Quote exactly the lines from the start of the entries to the one with "import * as", both ends included.

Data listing
Begin

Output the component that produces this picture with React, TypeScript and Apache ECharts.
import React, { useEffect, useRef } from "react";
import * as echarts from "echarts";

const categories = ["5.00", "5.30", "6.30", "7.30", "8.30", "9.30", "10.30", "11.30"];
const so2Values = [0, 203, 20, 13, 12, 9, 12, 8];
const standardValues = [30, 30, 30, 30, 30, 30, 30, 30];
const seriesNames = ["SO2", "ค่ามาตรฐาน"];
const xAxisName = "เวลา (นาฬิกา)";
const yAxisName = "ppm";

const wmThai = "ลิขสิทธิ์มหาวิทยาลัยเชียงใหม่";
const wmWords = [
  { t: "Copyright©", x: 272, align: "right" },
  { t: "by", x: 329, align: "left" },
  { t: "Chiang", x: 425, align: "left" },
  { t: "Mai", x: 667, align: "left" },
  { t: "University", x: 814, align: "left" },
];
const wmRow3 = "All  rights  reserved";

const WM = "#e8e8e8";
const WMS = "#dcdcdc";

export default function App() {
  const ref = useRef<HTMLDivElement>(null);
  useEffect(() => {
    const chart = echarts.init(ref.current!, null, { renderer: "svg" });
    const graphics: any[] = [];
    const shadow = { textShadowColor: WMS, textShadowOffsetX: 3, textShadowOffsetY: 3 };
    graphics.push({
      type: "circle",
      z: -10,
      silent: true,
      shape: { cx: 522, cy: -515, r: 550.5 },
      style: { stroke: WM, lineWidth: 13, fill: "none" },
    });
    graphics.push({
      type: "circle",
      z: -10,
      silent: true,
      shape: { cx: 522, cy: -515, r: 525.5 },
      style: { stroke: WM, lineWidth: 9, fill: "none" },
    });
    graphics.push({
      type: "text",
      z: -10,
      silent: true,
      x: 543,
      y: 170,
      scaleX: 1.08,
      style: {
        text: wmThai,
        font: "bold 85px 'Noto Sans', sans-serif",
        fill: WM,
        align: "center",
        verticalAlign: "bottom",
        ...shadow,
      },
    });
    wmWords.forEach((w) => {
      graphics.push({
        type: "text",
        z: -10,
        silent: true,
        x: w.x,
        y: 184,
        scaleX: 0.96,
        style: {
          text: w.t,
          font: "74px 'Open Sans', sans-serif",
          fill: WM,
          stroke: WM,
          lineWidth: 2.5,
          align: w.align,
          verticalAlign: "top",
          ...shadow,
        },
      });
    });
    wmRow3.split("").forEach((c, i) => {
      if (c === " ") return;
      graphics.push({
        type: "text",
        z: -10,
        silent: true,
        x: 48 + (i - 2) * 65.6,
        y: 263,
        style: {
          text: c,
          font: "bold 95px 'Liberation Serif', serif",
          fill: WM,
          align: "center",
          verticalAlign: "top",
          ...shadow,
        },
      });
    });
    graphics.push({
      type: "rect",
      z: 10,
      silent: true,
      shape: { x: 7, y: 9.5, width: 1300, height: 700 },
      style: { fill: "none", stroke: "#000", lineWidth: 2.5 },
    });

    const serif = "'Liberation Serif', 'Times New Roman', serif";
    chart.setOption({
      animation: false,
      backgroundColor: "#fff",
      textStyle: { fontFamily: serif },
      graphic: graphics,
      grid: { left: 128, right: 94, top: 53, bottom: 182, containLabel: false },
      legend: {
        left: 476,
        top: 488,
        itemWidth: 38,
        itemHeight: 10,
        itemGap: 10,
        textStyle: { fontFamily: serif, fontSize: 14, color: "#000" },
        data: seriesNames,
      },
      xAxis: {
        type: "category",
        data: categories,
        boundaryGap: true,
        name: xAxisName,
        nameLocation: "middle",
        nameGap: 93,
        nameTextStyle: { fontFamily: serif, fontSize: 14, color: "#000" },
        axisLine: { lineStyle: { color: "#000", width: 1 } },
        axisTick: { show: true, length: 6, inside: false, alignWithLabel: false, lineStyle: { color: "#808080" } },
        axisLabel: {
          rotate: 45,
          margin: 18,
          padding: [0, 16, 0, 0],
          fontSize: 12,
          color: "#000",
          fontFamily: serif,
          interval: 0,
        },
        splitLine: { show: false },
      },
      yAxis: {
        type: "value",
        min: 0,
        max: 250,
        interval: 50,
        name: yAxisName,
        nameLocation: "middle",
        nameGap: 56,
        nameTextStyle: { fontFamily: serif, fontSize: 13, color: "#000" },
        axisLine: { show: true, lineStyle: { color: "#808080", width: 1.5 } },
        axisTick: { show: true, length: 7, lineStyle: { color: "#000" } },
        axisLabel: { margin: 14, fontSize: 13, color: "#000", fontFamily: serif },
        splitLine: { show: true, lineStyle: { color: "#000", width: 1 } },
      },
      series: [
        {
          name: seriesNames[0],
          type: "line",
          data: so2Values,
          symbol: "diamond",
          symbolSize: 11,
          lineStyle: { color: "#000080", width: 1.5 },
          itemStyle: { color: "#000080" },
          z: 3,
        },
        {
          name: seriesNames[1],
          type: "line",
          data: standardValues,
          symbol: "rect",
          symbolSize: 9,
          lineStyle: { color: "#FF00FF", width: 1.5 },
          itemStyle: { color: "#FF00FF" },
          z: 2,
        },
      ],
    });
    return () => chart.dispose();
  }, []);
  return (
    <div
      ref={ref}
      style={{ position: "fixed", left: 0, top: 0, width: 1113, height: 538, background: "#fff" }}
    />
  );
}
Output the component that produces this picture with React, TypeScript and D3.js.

End

TASK RESULT =
Output the component that produces this picture with React, TypeScript and Apache ECharts.
import React, { useEffect, useRef } from "react";
import * as echarts from "echarts";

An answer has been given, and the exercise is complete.